** Exercise directions **
All of the lines below are to be transcribed faithfully, with pictures excluded from the copy.

=== Information shown ===

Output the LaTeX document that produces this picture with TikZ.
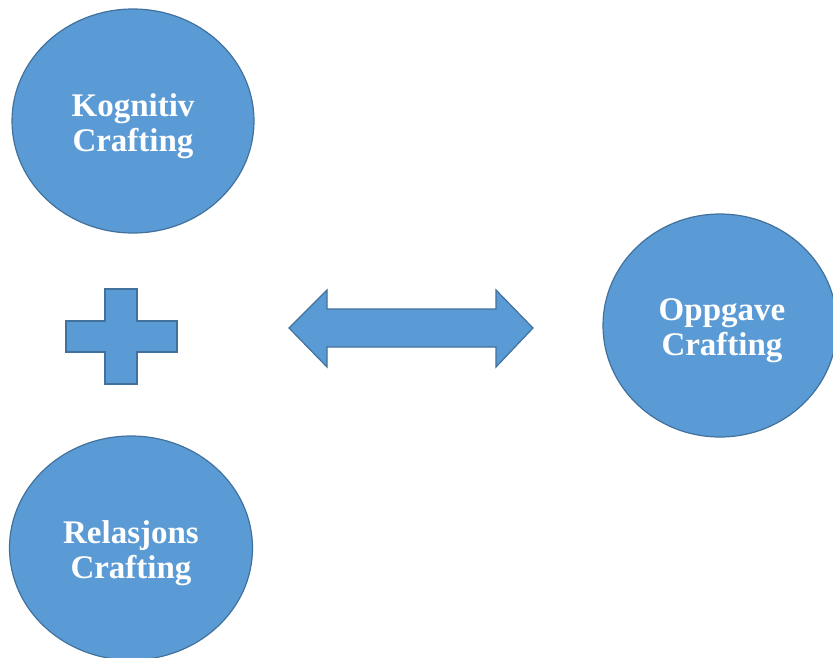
\documentclass[tikz,border=0pt]{standalone}
\usepackage{fontspec}
\setmainfont{Liberation Serif}
\usetikzlibrary{shapes.geometric}
\definecolor{shapefill}{HTML}{5B9BD5}
\definecolor{shapeline}{HTML}{41719C}
\begin{document}
\begin{tikzpicture}[x=1pt,y=-1pt,
  blob/.style={ellipse,fill=shapefill,draw=shapeline,line width=1.2pt,inner sep=0pt},
  shapestyle/.style={fill=shapefill,draw=shapeline,line width=1.2pt,line join=miter},
  lbl/.style={text=white,font=\bfseries\fontsize{33}{35}\selectfont,align=center}]
\useasboundingbox (0,0) rectangle (833,657);
\clip (0,0) rectangle (833,657);
% ellipses
\node[blob,minimum width=242pt,minimum height=224pt] (kog) at (133,121) {};
\node[blob,minimum width=234pt,minimum height=223pt] (opp) at (720,325.5) {};
\node[blob,minimum width=243pt,minimum height=224pt] (rel) at (131,548) {};
\node[lbl] (kogt) at ([yshift=-5pt]kog.center) {Kognitiv\\Crafting};
\node[lbl] (oppt) at ([xshift=2pt,yshift=-5pt]opp.center) {Oppgave\\Crafting};
\node[lbl] (relt) at ([yshift=-5pt]rel.center) {Relasjons\\Crafting};
% plus
\draw[shapestyle] (105,289) -- (137,289) -- (137,321) -- (177,321) -- (177,352) -- (137,352)
  -- (137,384) -- (105,384) -- (105,352) -- (66,352) -- (66,321) -- (105,321) -- cycle;
% double arrow
\draw[shapestyle] (289,328) -- (327,290) -- (327,309) -- (496,309) -- (496,290) -- (533,328)
  -- (496,367) -- (496,347) -- (327,347) -- (327,367) -- cycle;
\end{tikzpicture}
\end{document}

===

** Final result **
Output the LaTeX document that produces this picture with TikZ.
\documentclass[tikz,border=0pt]{standalone}
\usepackage{fontspec}
\setmainfont{Liberation Serif}
\usetikzlibrary{shapes.geometric}
\definecolor{shapefill}{HTML}{5B9BD5}
\definecolor{shapeline}{HTML}{41719C}
\begin{document}
\begin{tikzpicture}[x=1pt,y=-1pt,
  blob/.style={ellipse,fill=shapefill,draw=shapeline,line width=1.2pt,inner sep=0pt},
  shapestyle/.style={fill=shapefill,draw=shapeline,line width=1.2pt,line join=miter},
  lbl/.style={text=white,font=\bfseries\fontsize{33}{35}\selectfont,align=center}]
\useasboundingbox (0,0) rectangle (833,657);
\clip (0,0) rectangle (833,657);
% ellipses
\node[blob,minimum width=242pt,minimum height=224pt] (kog) at (133,121) {};
\node[blob,minimum width=234pt,minimum height=223pt] (opp) at (720,325.5) {};
\node[blob,minimum width=243pt,minimum height=224pt] (rel) at (131,548) {};
\node[lbl] (kogt) at ([yshift=-5pt]kog.center) {Kognitiv\\Crafting};
\node[lbl] (oppt) at ([xshift=2pt,yshift=-5pt]opp.center) {Oppgave\\Crafting};
\node[lbl] (relt) at ([yshift=-5pt]rel.center) {Relasjons\\Crafting};
% plus
\draw[shapestyle] (105,289) -- (137,289) -- (137,321) -- (177,321) -- (177,352) -- (137,352)
  -- (137,384) -- (105,384) -- (105,352) -- (66,352) -- (66,321) -- (105,321) -- cycle;
% double arrow
\draw[shapestyle] (289,328) -- (327,290) -- (327,309) -- (496,309) -- (496,290) -- (533,328)
  -- (496,367) -- (496,347) -- (327,347) -- (327,367) -- cycle;
\end{tikzpicture}
\end{document}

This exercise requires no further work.